Chef Tin Angeles, Katsuya South Beach, Miami

Studying in AHA Philippines is definitely not for the faint of heart. I remember how I found it a little weird that the interview questions for admissions included, “Do you have Hemophobia?” and “Do you easily cry when scolded?”. It felt a lot like Mrs. Cordova was trying to scare me, instead of convincing me to study in AHA. Even one of my friends who was a student of AHA at that time, told me how absurd the rules of the school are. But before you think this is one awfully written hateful testimonial, let me tell you about how AHA has helped me grow not only in this profession but also as a person. I must admit (and I never thought I would say this), I am truly grateful to have chosen to study in AHA.

When I started attending AHA, everything felt unfamiliar and uncomfortable. I have been cooking for my friends and family, long before I knew what mirepoix and mis en place mean.  I have always loved food and the science behind it, and studying Culinary Arts was initially just to gain a degree that is somehow related to my interests. I didn’t know I wanted to be a chef, until AHA helped me realize the unfathomable depths my talents can reach. I do not say this because I am overconfident nor am I bragging about what I can do, or who I can be. It is all about how AHA has given me the best foundation regardless of the path I choose to follow.
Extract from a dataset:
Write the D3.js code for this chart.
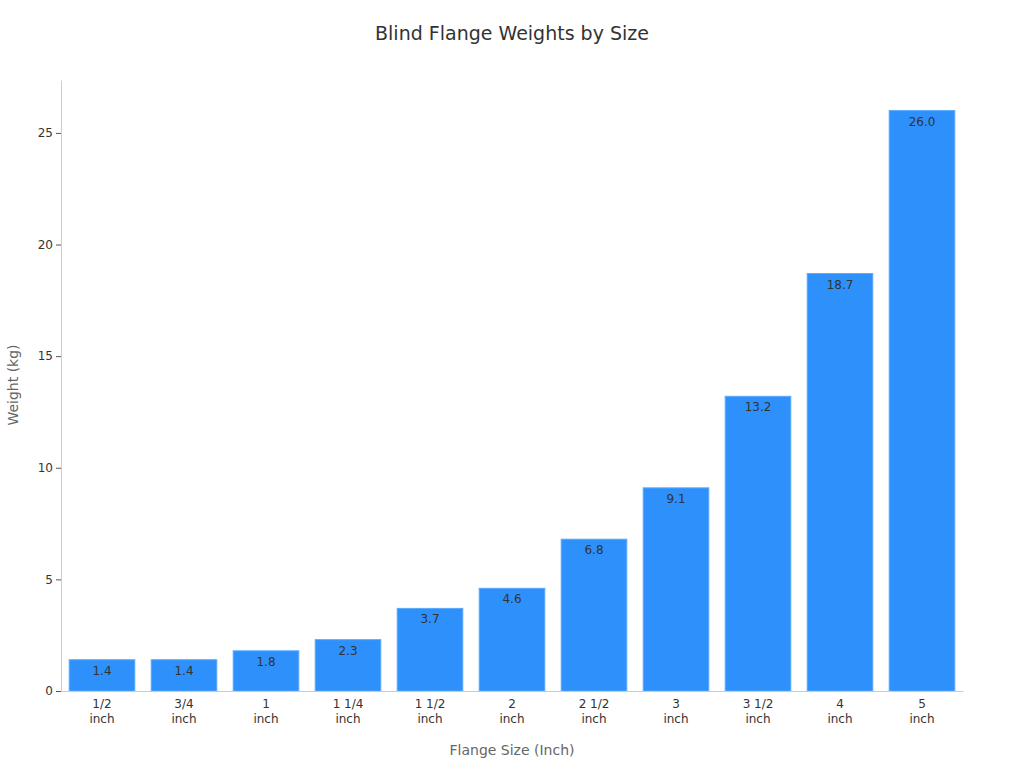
<!DOCTYPE html>
<html><head><meta charset="utf-8">
<script src="https://cdn.jsdelivr.net/npm/d3@7"></script>
<style>body{margin:0;background:#fff;font-family:"DejaVu Sans",sans-serif;}</style>
</head><body>
<svg id="c" width="1024" height="768"></svg>
<script>
const categories = ["1/2 inch","3/4 inch","1 inch","1 1/4 inch","1 1/2 inch","2 inch","2 1/2 inch","3 inch","3 1/2 inch","4 inch","5 inch"];
const weights = [1.4,1.4,1.8,2.3,3.7,4.6,6.8,9.1,13.2,18.7,26.0];
const yTicks = [0,5,10,15,20,25];

const svg = d3.select("#c");
const m = {l:61, r:963, t:80, b:691};
const x = d3.scaleBand().domain(categories).range([m.l,m.r]).paddingInner(0.2).paddingOuter(0.1);
const y = d3.scaleLinear().domain([0,27.37]).range([m.b,m.t]);

svg.append("text").attr("x",512).attr("y",40).attr("text-anchor","middle")
  .attr("font-size",19).attr("fill","#333").text("Blind Flange Weights by Size");

svg.selectAll("rect.bar").data(weights).join("rect").attr("class","bar")
  .attr("x",(d,i)=>x(categories[i])).attr("width",x.bandwidth())
  .attr("y",d=>y(d)).attr("height",d=>y(0)-y(d))
  .attr("fill","#2e90fa").attr("stroke","#5aa8fb").attr("stroke-width",1);

svg.selectAll("text.val").data(weights).join("text").attr("class","val")
  .attr("x",(d,i)=>x(categories[i])+x.bandwidth()/2).attr("y",d=>y(d)+15)
  .attr("text-anchor","middle").attr("font-size",12).attr("fill","#333")
  .text(d=>d.toFixed(1));

const ya = svg.append("g").attr("transform",`translate(${m.l},0)`)
  .call(d3.axisLeft(y).tickValues(yTicks).tickSize(5).tickSizeOuter(0));
ya.select(".domain").attr("stroke","#ccc");
ya.selectAll(".tick line").attr("stroke","#555");
ya.selectAll("text").attr("font-size",12).attr("fill","#333").attr("font-family","DejaVu Sans");

const xa = svg.append("g").attr("transform",`translate(0,${m.b})`)
  .call(d3.axisBottom(x).tickSize(0).tickSizeOuter(0));
xa.select(".domain").attr("stroke","#ccc");
xa.selectAll(".tick text").each(function(d){
  const t=d3.select(this); t.text(null).attr("font-size",12).attr("fill","#333").attr("font-family","DejaVu Sans");
  const idx=d.lastIndexOf(" ");
  t.append("tspan").attr("x",0).attr("dy","1.2em").text(d.slice(0,idx));
  t.append("tspan").attr("x",0).attr("dy","1.2em").text(d.slice(idx+1));
});

svg.append("text").attr("x",512).attr("y",755).attr("text-anchor","middle")
  .attr("font-size",14).attr("fill","#666").text("Flange Size (Inch)");
svg.append("text").attr("transform","translate(18,385) rotate(-90)").attr("text-anchor","middle")
  .attr("font-size",14).attr("fill","#666").text("Weight (kg)");
</script>
</body></html>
What I have learned from AHA is way beyond my own expectations. I could read Wayne Gisslen’s “Professional Cooking” book from cover to cover and still I would fail Culinary for being a minute late. I could ace the final exams knowing the standard size of a julienne is  1⁄8 × 1⁄8 × 1–2 inches (or 3 × 3 × 25–50 in millimeters), but instead I would not even get to try for the highest score, just because I’m one spatula short of my toolbox. This may not make sense to anyone who hasn’t experienced the “AHA way”. Believe it or not, it is not as bad as it sounds. These are, in fact, the things that have made me not only the toughest, but more importantly, the most responsible person I didn’t think I could be.

It was hard to follow them at first, until I realized that the rules they set are not made to give us a hard time, but to mold us into the best possible versions of ourselves. I could have gone to a different school, and could have learned through the conventional way. I could have graduated earlier; I could probably even be the lucky student giving out the graduation speech. I could have known different people, different from my AHA friends and chefs whom I now consider my family. But I chose AHA. I have chosen to stay positive during the toughest times — the times I had come to know who I am, who I was and who I want to be. I chose AHA, and I am glad I did.